3. Include Your Teenager as an Authorized User

Teens between the ages of 13 and 17 aren’t eligible for their own credit cards, but you can likely add them to one of your cards as an authorized user. Some card issuers don’t have any minimum age requirements for authorized users. At Citadel, an authorized user must be at least 16 or older. Your teen’s activity as an authorized user is reported to the credit bureaus, enabling them to establish a credit history early.

Of course, you should check with your issuer ahead of time to make sure that the activity of each individual user is reported—not all issuers do this. (Citadel reports the account credit history to the three major credit bureaus for card owners and any authorized users.) But make sure your teen is responsible with their privileges – otherwise, their credit history will be off to a rocky start, and interest charges could accrue on unpaid balances.

4. Consider Applying for a Secured Credit Card

If your teen is nearing the age of 18, see if they’d be interested in saving up to provide the cash deposit on a secured credit card. Secured credit cards are great for first-time borrowers because they’re easier to acquire than unsecured ones. The deposit lowers the risk for the issuer, and this type of card usually has lower available credit.

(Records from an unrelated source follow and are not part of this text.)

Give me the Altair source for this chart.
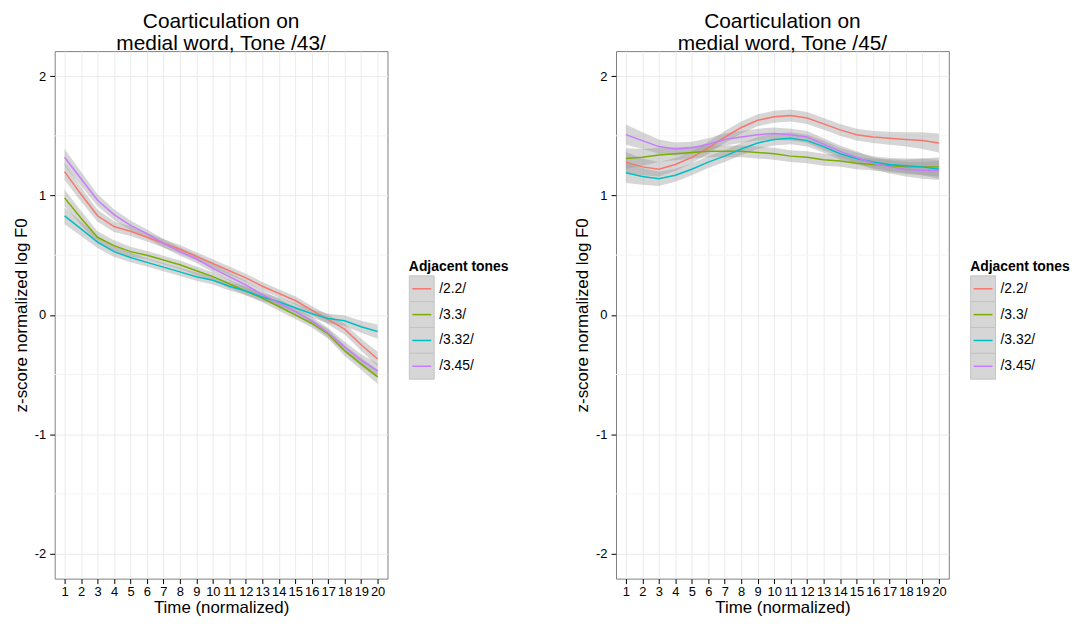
import altair as alt
import pandas as pd

FONT = "Liberation Sans"

times = list(range(1, 21))
tones = ["/2.2/", "/3.3/", "/3.32/", "/3.45/"]
colors = ["#F8766D", "#7CAE00", "#00BFC4", "#C77CFF"]
y_ticks = [-2, -1, 0, 1, 2]
y_minor = [-1.5, -0.5, 0.5, 1.5]

# Tone /43/ panel
t43_22 = [1.20, 1.01, 0.83, 0.74, 0.70, 0.65, 0.60, 0.55, 0.49, 0.43, 0.37, 0.31, 0.24, 0.18, 0.12, 0.04, -0.04, -0.12, -0.25, -0.37]
t43_33 = [0.98, 0.81, 0.65, 0.58, 0.53, 0.50, 0.46, 0.42, 0.37, 0.32, 0.26, 0.20, 0.14, 0.07, 0.00, -0.07, -0.16, -0.30, -0.41, -0.52]
t43_332 = [0.83, 0.72, 0.61, 0.53, 0.48, 0.44, 0.40, 0.36, 0.32, 0.29, 0.24, 0.20, 0.15, 0.11, 0.06, 0.01, -0.03, -0.05, -0.10, -0.14]
t43_345 = [1.32, 1.14, 0.96, 0.84, 0.75, 0.68, 0.60, 0.53, 0.47, 0.39, 0.32, 0.25, 0.17, 0.10, 0.03, -0.05, -0.15, -0.27, -0.38, -0.47]
t43_band = [0.07, 0.06, 0.05, 0.045, 0.04, 0.035, 0.035, 0.035, 0.035, 0.035, 0.035, 0.035, 0.035, 0.035, 0.035, 0.035, 0.04, 0.045, 0.05, 0.06]

# Tone /45/ panel
t45_22 = [1.28, 1.24, 1.22, 1.26, 1.32, 1.40, 1.49, 1.57, 1.63, 1.66, 1.67, 1.65, 1.60, 1.55, 1.51, 1.49, 1.48, 1.47, 1.46, 1.44]
t45_33 = [1.31, 1.32, 1.34, 1.35, 1.36, 1.37, 1.37, 1.37, 1.36, 1.35, 1.33, 1.32, 1.30, 1.29, 1.27, 1.26, 1.25, 1.24, 1.24, 1.24]
t45_332 = [1.19, 1.16, 1.14, 1.17, 1.22, 1.28, 1.33, 1.39, 1.44, 1.47, 1.48, 1.46, 1.41, 1.35, 1.31, 1.28, 1.26, 1.25, 1.24, 1.22]
t45_345 = [1.51, 1.46, 1.41, 1.39, 1.40, 1.43, 1.47, 1.49, 1.51, 1.52, 1.51, 1.49, 1.43, 1.37, 1.32, 1.27, 1.24, 1.22, 1.21, 1.21]
t45_band = [0.085, 0.07, 0.06, 0.055, 0.05, 0.05, 0.05, 0.05, 0.05, 0.05, 0.05, 0.05, 0.05, 0.05, 0.05, 0.05, 0.055, 0.06, 0.07, 0.08]

titles = [["Coarticulation on", "medial word, Tone /43/"],
          ["Coarticulation on", "medial word, Tone /45/"]]


def make_df(series, band):
    rows = []
    for tone, vals in zip(tones, series):
        for t, v, b in zip(times, vals, band):
            rows.append({"t": t, "tone": tone, "y": v, "lo": v - b, "hi": v + b})
    return pd.DataFrame(rows)


cscale = alt.Scale(domain=tones, range=colors)
xscale = alt.Scale(domain=[0.4, 20.6], nice=False, zero=False)
yscale = alt.Scale(domain=[-2.21, 2.21], nice=False, zero=False)
xaxis = alt.Axis(values=times, title="Time (normalized)", labelAngle=0, labelOverlap=False,
                 labelPadding=2, titlePadding=1)
yaxis = alt.Axis(values=y_ticks, title="z-score normalized log F0", labelPadding=4, titlePadding=4,
                 labelExpr="'' + datum.value")


def panel(df, title):
    x = alt.X("t:Q", scale=xscale, axis=xaxis)
    minor = alt.Chart(pd.DataFrame({"m": y_minor})).mark_rule(color="#f4f4f4", strokeWidth=1).encode(
        y=alt.Y("m:Q", scale=yscale, axis=yaxis))
    band = alt.Chart(df).mark_area(color="#999999", opacity=0.4).encode(
        x=x,
        y=alt.Y("lo:Q", scale=yscale, axis=yaxis),
        y2="hi:Q",
        detail="tone:N",
    )
    line = alt.Chart(df).mark_line(strokeWidth=1.5).encode(
        x=x,
        y=alt.Y("y:Q", scale=yscale, axis=yaxis),
        color=alt.Color("tone:N", scale=cscale, legend=None),
        detail="tone:N",
    )
    return alt.layer(minor, band, line).properties(
        width=335, height=531,
        title=alt.Title(title, fontSize=21, fontWeight="normal", anchor="middle", frame="group",
                        color="black", font=FONT, lineHeight=22, offset=-3),
    )


def legend_chart():
    ldf = pd.DataFrame({"tone": tones})
    ly = alt.Y("tone:N", scale=alt.Scale(domain=tones, range=[0, 104], paddingInner=0, paddingOuter=0),
               axis=None, sort=tones)
    keys = alt.Chart(ldf).mark_rect(fill="#d6d6d6", stroke="#c4c4c4", strokeWidth=1).encode(
        x=alt.value(0), x2=alt.value(25), y=ly)
    lines = alt.Chart(ldf).mark_rule(strokeWidth=1.5).encode(
        x=alt.value(3), x2=alt.value(22), y=ly,
        color=alt.Color("tone:N", scale=cscale, legend=None))
    labels = alt.Chart(ldf).mark_text(align="left", baseline="middle", fontSize=14, font=FONT,
                                      color="black").encode(
        x=alt.value(30), y=ly, text="tone:N")
    return alt.layer(keys, lines, labels).properties(
        width=100, height=116,
        view=alt.ViewBackground(strokeOpacity=0),
        title=alt.Title("Adjacent tones", anchor="start", fontSize=14, fontWeight="bold",
                        font=FONT, color="black", offset=1),
    )


p1 = panel(make_df([t43_22, t43_33, t43_332, t43_345], t43_band), titles[0])
p2 = panel(make_df([t45_22, t45_33, t45_332, t45_345], t45_band), titles[1])

left = alt.hconcat(p1, legend_chart(), spacing=20, center=True)
right = alt.hconcat(p2, legend_chart(), spacing=20, center=True)

chart = alt.hconcat(left, right, spacing=64, center=True).properties(
    padding={"left": 3, "top": 0, "right": 0, "bottom": 0}
).configure(font=FONT).configure_view(stroke="#7f7f7f", strokeWidth=1).configure_axis(
    labelFont=FONT, labelFontSize=13, labelColor="black",
    titleFont=FONT, titleFontSize=17, titleFontWeight="normal", titleColor="black",
    tickColor="black", tickSize=5, domain=False,
    gridColor="#ebebeb", gridWidth=1,
)

chart.save("out.html", embed_options={"renderer": "svg", "actions": False})
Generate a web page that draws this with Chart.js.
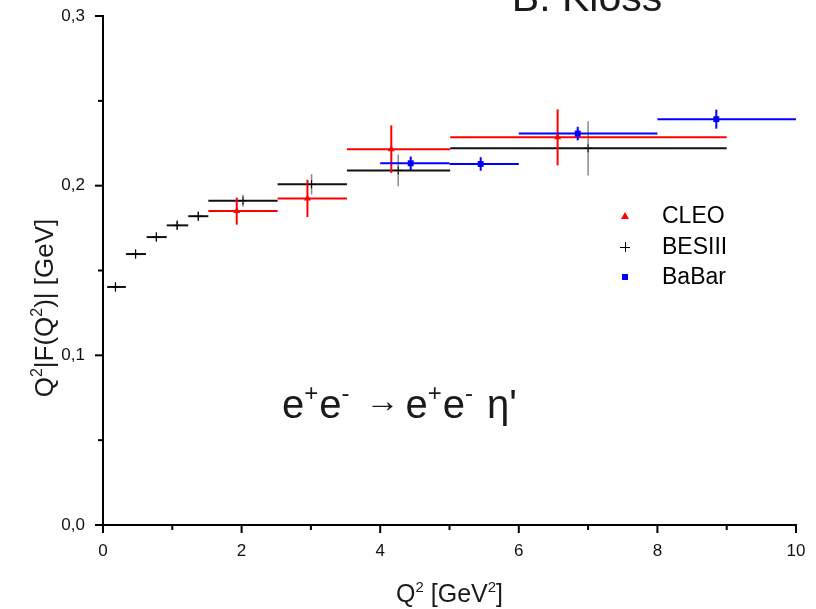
<!DOCTYPE html>
<html>
<head>
<meta charset="utf-8">
<script src="https://cdn.jsdelivr.net/npm/chart.js"></script>
<style>
  html, body { margin: 0; padding: 0; background: #fff; }
  canvas { display: block; }
</style>
</head>
<body>
<canvas id="c" width="816" height="609"></canvas>
<script>
// ---- data ----
const seriesNames = ['CLEO', 'BESIII', 'BaBar'];

const cleoQ2   = [1.93, 2.95, 4.16, 6.56];
const cleoQ2Lo = [1.52, 2.52, 3.52, 5.01];
const cleoQ2Hi = [2.52, 3.52, 5.01, 9.00];
const cleoF    = [0.185, 0.1925, 0.2215, 0.2285];
const cleoErr  = [0.008, 0.011, 0.014, 0.0165];

const besQ2   = [0.18, 0.47, 0.77, 1.07, 1.375, 2.02, 3.01, 4.26, 7.00];
const besQ2Lo = [0.06, 0.33, 0.63, 0.92, 1.23, 1.52, 2.52, 3.52, 5.01];
const besQ2Hi = [0.33, 0.62, 0.92, 1.23, 1.52, 2.52, 3.52, 5.01, 9.00];
const besF    = [0.1403, 0.1597, 0.1697, 0.1766, 0.182, 0.1911, 0.2008, 0.2090, 0.2220];
const besErr  = [0.0028, 0.0028, 0.0028, 0.0028, 0.0028, 0.0035, 0.006, 0.0094, 0.016];

const babarQ2   = [4.44, 5.45, 6.85, 8.85];
const babarQ2Lo = [4.0, 5.0, 6.0, 8.0];
const babarQ2Hi = [5.0, 6.0, 8.0, 10.0];
const babarF    = [0.2132, 0.2128, 0.2307, 0.2392];
const babarErr  = [0.004, 0.004, 0.004, 0.0056];

const xTickValues = [0, 2, 4, 6, 8, 10];
const xTickLabels = ['0', '2', '4', '6', '8', '10'];
const xMinorTicks = [1, 3, 5, 7, 9];
const yTickValues = [0, 0.1, 0.2, 0.3];
const yTickLabels = ['0,0', '0,1', '0,2', '0,3'];
const yMinorTicks = [0.05, 0.15, 0.25];

const titleText = 'B. Kloss';

// ---- build points ----
function pts(q, lo, hi, f, e) {
  return q.map((v, i) => ({ x: v, y: f[i], xMin: lo[i], xMax: hi[i], yErr: e[i] }));
}

const FONT = '"Liberation Sans", Arial, Helvetica, sans-serif';

const errorBars = {
  id: 'errorBars',
  beforeDatasetsDraw(chart) {
    const { ctx } = chart;
    const xs = chart.scales.x, ys = chart.scales.y;
    const sets = chart.data.datasets.slice().sort((a, b) => b.order - a.order);
    sets.forEach(ds => {
      ctx.save();
      ds.data.forEach(p => {
        const px = xs.getPixelForValue(p.x), py = ys.getPixelForValue(p.y);
        ctx.strokeStyle = ds.hColor; ctx.lineWidth = ds.hWidth;
        ctx.beginPath();
        ctx.moveTo(xs.getPixelForValue(p.xMin), py);
        ctx.lineTo(xs.getPixelForValue(p.xMax), py);
        ctx.stroke();
        const wide = (p.xMax - p.xMin) > 0.5;
        ctx.strokeStyle = (wide && ds.vColorWide) ? ds.vColorWide : ds.vColor;
        ctx.lineWidth = (wide && ds.vWidthWide) ? ds.vWidthWide : ds.vWidth;
        ctx.beginPath();
        ctx.moveTo(px, ys.getPixelForValue(p.y - p.yErr));
        ctx.lineTo(px, ys.getPixelForValue(p.y + p.yErr));
        ctx.stroke();
      });
      ctx.restore();
    });
  }
};

function drawRich(ctx, parts, size, x, y, align) {
  const supSize = Math.round(size * 0.6);
  let w = 0;
  parts.forEach(p => {
    ctx.font = (p.sup ? supSize : (p.size || size)) + 'px ' + FONT;
    w += ctx.measureText(p.t).width + (p.gap || 0);
  });
  let cx = align === 'center' ? x - w / 2 : x;
  parts.forEach(p => {
    const s = p.sup ? supSize : (p.size || size);
    ctx.font = s + 'px ' + FONT;
    const dy = p.sup ? -size * 0.42 : (p.dy || 0);
    ctx.fillText(p.t, cx, y + dy);
    cx += ctx.measureText(p.t).width + (p.gap || 0);
  });
}

const decor = {
  id: 'decor',
  afterDraw(chart) {
    const { ctx } = chart;
    const xs = chart.scales.x, ys = chart.scales.y;
    const ca = chart.chartArea;
    ctx.save();
    // ticks
    ctx.strokeStyle = '#000'; ctx.lineWidth = 2;
    xTickValues.forEach(v => { const p = xs.getPixelForValue(v); ctx.beginPath(); ctx.moveTo(p, ca.bottom); ctx.lineTo(p, ca.bottom + 8); ctx.stroke(); });
    xMinorTicks.forEach(v => { const p = xs.getPixelForValue(v); ctx.beginPath(); ctx.moveTo(p, ca.bottom); ctx.lineTo(p, ca.bottom + 5); ctx.stroke(); });
    yTickValues.forEach(v => { const p = ys.getPixelForValue(v); ctx.beginPath(); ctx.moveTo(ca.left, p); ctx.lineTo(ca.left - 8, p); ctx.stroke(); });
    yMinorTicks.forEach(v => { const p = ys.getPixelForValue(v); ctx.beginPath(); ctx.moveTo(ca.left, p); ctx.lineTo(ca.left - 5, p); ctx.stroke(); });

    ctx.fillStyle = '#1a1a1a';
    ctx.textBaseline = 'alphabetic';
    ctx.textAlign = 'left';
    // title (cut at the top)
    ctx.font = '41px ' + FONT;
    const tw = ctx.measureText(titleText).width;
    ctx.fillText(titleText, 587 - tw / 2, 11);

    // x axis title
    drawRich(ctx, [{t:'Q'},{t:'2',sup:true},{t:' [GeV'},{t:'2',sup:true},{t:']'}], 25, (ca.left + ca.right) / 2, 602, 'center');

    // y axis title
    ctx.save();
    ctx.translate(53, 308);
    ctx.rotate(-Math.PI / 2);
    drawRich(ctx, [{t:'Q'},{t:'2',sup:true},{t:'|F(Q'},{t:'2',sup:true},{t:')| [GeV]'}], 26, 0, 0, 'center');
    ctx.restore();

    // reaction annotation
    drawRich(ctx, [
      {t:'e'},{t:'+',sup:true, gap:1},{t:'e'},{t:'-',sup:true, gap:16},
      {t:'\u2192', size:34, dy:-6, gap:6},
      {t:'e'},{t:'+',sup:true, gap:1},{t:'e'},{t:'-',sup:true, gap:14},
      {t:'\u03b7\''}
    ], 40, 282, 418, 'left');

    // legend
    const legX = 625, legTx = 662, legY = [216, 247, 277];
    ctx.font = '23px ' + FONT;
    ctx.textBaseline = 'middle';
    seriesNames.forEach((name, i) => {
      const ds = chart.data.datasets.find(d => d.label === name);
      const y = legY[i];
      ctx.fillStyle = ds.borderColor; ctx.strokeStyle = ds.borderColor;
      if (ds.pointStyle === 'triangle') {
        ctx.beginPath(); ctx.moveTo(legX, y - 4); ctx.lineTo(legX + 4, y + 3); ctx.lineTo(legX - 4, y + 3); ctx.closePath(); ctx.fill();
      } else if (ds.pointStyle === 'cross') {
        ctx.lineWidth = 1;
        ctx.beginPath(); ctx.moveTo(legX - 5, y + 0.5); ctx.lineTo(legX + 5, y + 0.5); ctx.moveTo(legX + 0.5, y - 5); ctx.lineTo(legX + 0.5, y + 5); ctx.stroke();
      } else {
        ctx.fillRect(legX - 3, y - 3, 6, 6);
      }
      ctx.fillStyle = '#000';
      ctx.fillText(ds.label, legTx, y + 1);
    });
    ctx.restore();
  }
};

function zeroPad(s) { s.paddingTop = 0; s.paddingBottom = 0; s.paddingLeft = 0; s.paddingRight = 0; }

new Chart(document.getElementById('c'), {
  type: 'scatter',
  data: {
    datasets: [
      { label: seriesNames[0], data: pts(cleoQ2, cleoQ2Lo, cleoQ2Hi, cleoF, cleoErr),
        pointStyle: 'triangle', pointRadius: 4, borderWidth: 0, borderColor: '#ff0000', backgroundColor: '#ff0000',
        hColor: '#ff0000', hWidth: 2, vColor: '#ff0000', vWidth: 2, order: 2 },
      { label: seriesNames[1], data: pts(besQ2, besQ2Lo, besQ2Hi, besF, besErr),
        pointStyle: 'cross', pointRadius: 4, borderWidth: 1, borderColor: '#000', backgroundColor: '#000',
        hColor: '#111', hWidth: 2, vColor: '#111', vWidth: 1.2, vColorWide: '#8a8a8a', vWidthWide: 1.5, order: 3 },
      { label: seriesNames[2], data: pts(babarQ2, babarQ2Lo, babarQ2Hi, babarF, babarErr),
        pointStyle: 'rect', pointRadius: 4.2, borderWidth: 0, borderColor: '#0000ff', backgroundColor: '#0000ff',
        hColor: '#0000ff', hWidth: 2, vColor: '#0000ff', vWidth: 2, order: 1 }
    ]
  },
  options: {
    responsive: false,
    animation: false,
    layout: { padding: { top: 16, right: 20, left: 0, bottom: 0 } },
    plugins: { legend: { display: false }, tooltip: { enabled: false } },
    scales: {
      x: {
        type: 'linear', min: 0, max: 10,
        afterBuildTicks(s) { s.ticks = xTickValues.map(v => ({ value: v })); },
        ticks: { callback: (v, i) => xTickLabels[i], font: { family: FONT, size: 17 }, color: '#111', padding: 16, maxRotation: 0 },
        grid: { display: false, drawTicks: false },
        border: { display: true, color: '#000', width: 2 },
        afterFit(s) { s.height = 84; zeroPad(s); }
      },
      y: {
        type: 'linear', min: 0, max: 0.3,
        afterBuildTicks(s) { s.ticks = yTickValues.map(v => ({ value: v })); },
        ticks: { callback: (v, i) => yTickLabels[i], font: { family: FONT, size: 17 }, color: '#111', padding: 18 },
        grid: { display: false, drawTicks: false },
        border: { display: true, color: '#000', width: 2 },
        afterFit(s) { s.width = 103; zeroPad(s); }
      }
    }
  },
  plugins: [errorBars, decor]
});
</script>
</body>
</html>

Secured cards can also be opened jointly, so you can continue to support your teen in their transition to financial independence.

5. Be Proactive with Credit Reports

Look at your child’s credit report regularly. Long before your teen can apply for their own credit card, it’s possible for errors or fraudsters to establish a problematic credit report in their name. The main credit bureaus—Equifax, Experian, and TransUnion—will allow you to check in on your teen’s credit report once a year, as well as dispute questionable activity. However, if no activity has occurred, you’ll likely find that no profile exists in their name yet.

Your teen is short years away from making their own financial decisions. Helping them become credit-savvy today can give them confidence when they take on adult financial responsibilities. Fortunately, you don’t need a credit card account to build credit card accountability.